Exercise: Reproduce the listing word for word, leaving every picture behind.

Material:
Start

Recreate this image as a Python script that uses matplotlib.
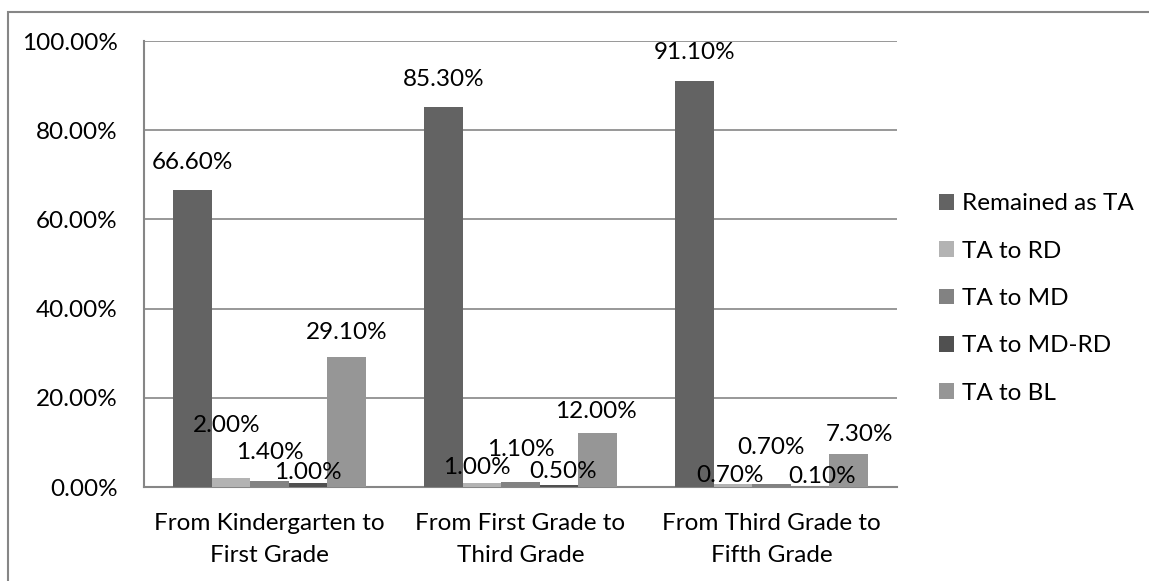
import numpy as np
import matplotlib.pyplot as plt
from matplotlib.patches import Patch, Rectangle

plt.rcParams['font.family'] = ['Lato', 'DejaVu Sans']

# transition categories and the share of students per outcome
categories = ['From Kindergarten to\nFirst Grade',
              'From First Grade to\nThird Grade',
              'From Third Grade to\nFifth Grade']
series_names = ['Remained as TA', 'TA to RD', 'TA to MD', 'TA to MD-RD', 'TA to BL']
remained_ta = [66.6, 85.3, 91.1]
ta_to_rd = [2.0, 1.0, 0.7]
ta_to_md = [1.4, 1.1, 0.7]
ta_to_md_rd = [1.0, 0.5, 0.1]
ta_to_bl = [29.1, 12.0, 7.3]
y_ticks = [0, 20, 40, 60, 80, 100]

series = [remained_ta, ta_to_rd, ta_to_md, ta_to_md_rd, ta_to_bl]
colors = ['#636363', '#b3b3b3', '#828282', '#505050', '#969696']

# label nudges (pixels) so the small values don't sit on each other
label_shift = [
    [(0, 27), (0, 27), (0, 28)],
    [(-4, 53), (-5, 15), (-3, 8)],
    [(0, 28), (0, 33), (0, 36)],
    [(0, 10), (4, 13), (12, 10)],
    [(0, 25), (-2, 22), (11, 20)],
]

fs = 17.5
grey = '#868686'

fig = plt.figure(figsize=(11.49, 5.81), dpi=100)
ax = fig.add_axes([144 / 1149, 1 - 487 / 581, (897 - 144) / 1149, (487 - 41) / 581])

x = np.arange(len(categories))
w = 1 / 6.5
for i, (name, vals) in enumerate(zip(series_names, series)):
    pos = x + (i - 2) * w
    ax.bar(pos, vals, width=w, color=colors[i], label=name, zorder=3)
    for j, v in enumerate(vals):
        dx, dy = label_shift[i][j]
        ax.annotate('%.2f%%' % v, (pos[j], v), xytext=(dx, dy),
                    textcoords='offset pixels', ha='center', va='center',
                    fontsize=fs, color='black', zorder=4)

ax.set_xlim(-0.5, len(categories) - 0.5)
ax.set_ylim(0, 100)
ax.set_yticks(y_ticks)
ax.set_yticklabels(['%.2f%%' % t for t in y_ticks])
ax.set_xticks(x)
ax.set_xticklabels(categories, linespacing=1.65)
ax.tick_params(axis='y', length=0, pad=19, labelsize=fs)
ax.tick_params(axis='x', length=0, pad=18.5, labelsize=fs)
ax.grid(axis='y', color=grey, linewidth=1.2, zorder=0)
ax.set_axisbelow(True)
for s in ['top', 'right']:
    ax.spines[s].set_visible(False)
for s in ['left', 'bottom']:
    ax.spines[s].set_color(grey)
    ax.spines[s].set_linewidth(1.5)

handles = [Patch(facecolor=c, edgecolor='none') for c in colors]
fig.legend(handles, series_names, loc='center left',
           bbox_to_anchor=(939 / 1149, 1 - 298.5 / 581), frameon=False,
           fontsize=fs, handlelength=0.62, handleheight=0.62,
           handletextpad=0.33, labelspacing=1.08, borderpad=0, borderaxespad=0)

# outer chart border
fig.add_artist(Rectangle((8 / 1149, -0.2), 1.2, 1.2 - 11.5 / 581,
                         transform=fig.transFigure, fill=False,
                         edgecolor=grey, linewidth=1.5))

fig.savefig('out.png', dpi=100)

End

Solution:
Recreate this image as a Python script that uses matplotlib.
import numpy as np
import matplotlib.pyplot as plt
from matplotlib.patches import Patch, Rectangle

plt.rcParams['font.family'] = ['Lato', 'DejaVu Sans']

# transition categories and the share of students per outcome
categories = ['From Kindergarten to\nFirst Grade',
              'From First Grade to\nThird Grade',
              'From Third Grade to\nFifth Grade']
series_names = ['Remained as TA', 'TA to RD', 'TA to MD', 'TA to MD-RD', 'TA to BL']
remained_ta = [66.6, 85.3, 91.1]
ta_to_rd = [2.0, 1.0, 0.7]
ta_to_md = [1.4, 1.1, 0.7]
ta_to_md_rd = [1.0, 0.5, 0.1]
ta_to_bl = [29.1, 12.0, 7.3]
y_ticks = [0, 20, 40, 60, 80, 100]

series = [remained_ta, ta_to_rd, ta_to_md, ta_to_md_rd, ta_to_bl]
colors = ['#636363', '#b3b3b3', '#828282', '#505050', '#969696']

# label nudges (pixels) so the small values don't sit on each other
label_shift = [
    [(0, 27), (0, 27), (0, 28)],
    [(-4, 53), (-5, 15), (-3, 8)],
    [(0, 28), (0, 33), (0, 36)],
    [(0, 10), (4, 13), (12, 10)],
    [(0, 25), (-2, 22), (11, 20)],
]

fs = 17.5
grey = '#868686'

fig = plt.figure(figsize=(11.49, 5.81), dpi=100)
ax = fig.add_axes([144 / 1149, 1 - 487 / 581, (897 - 144) / 1149, (487 - 41) / 581])

x = np.arange(len(categories))
w = 1 / 6.5
for i, (name, vals) in enumerate(zip(series_names, series)):
    pos = x + (i - 2) * w
    ax.bar(pos, vals, width=w, color=colors[i], label=name, zorder=3)
    for j, v in enumerate(vals):
        dx, dy = label_shift[i][j]
        ax.annotate('%.2f%%' % v, (pos[j], v), xytext=(dx, dy),
                    textcoords='offset pixels', ha='center', va='center',
                    fontsize=fs, color='black', zorder=4)

ax.set_xlim(-0.5, len(categories) - 0.5)
ax.set_ylim(0, 100)
ax.set_yticks(y_ticks)
ax.set_yticklabels(['%.2f%%' % t for t in y_ticks])
ax.set_xticks(x)
ax.set_xticklabels(categories, linespacing=1.65)
ax.tick_params(axis='y', length=0, pad=19, labelsize=fs)
ax.tick_params(axis='x', length=0, pad=18.5, labelsize=fs)
ax.grid(axis='y', color=grey, linewidth=1.2, zorder=0)
ax.set_axisbelow(True)
for s in ['top', 'right']:
    ax.spines[s].set_visible(False)
for s in ['left', 'bottom']:
    ax.spines[s].set_color(grey)
    ax.spines[s].set_linewidth(1.5)

handles = [Patch(facecolor=c, edgecolor='none') for c in colors]
fig.legend(handles, series_names, loc='center left',
           bbox_to_anchor=(939 / 1149, 1 - 298.5 / 581), frameon=False,
           fontsize=fs, handlelength=0.62, handleheight=0.62,
           handletextpad=0.33, labelspacing=1.08, borderpad=0, borderaxespad=0)

# outer chart border
fig.add_artist(Rectangle((8 / 1149, -0.2), 1.2, 1.2 - 11.5 / 581,
                         transform=fig.transFigure, fill=False,
                         edgecolor=grey, linewidth=1.5))

fig.savefig('out.png', dpi=100)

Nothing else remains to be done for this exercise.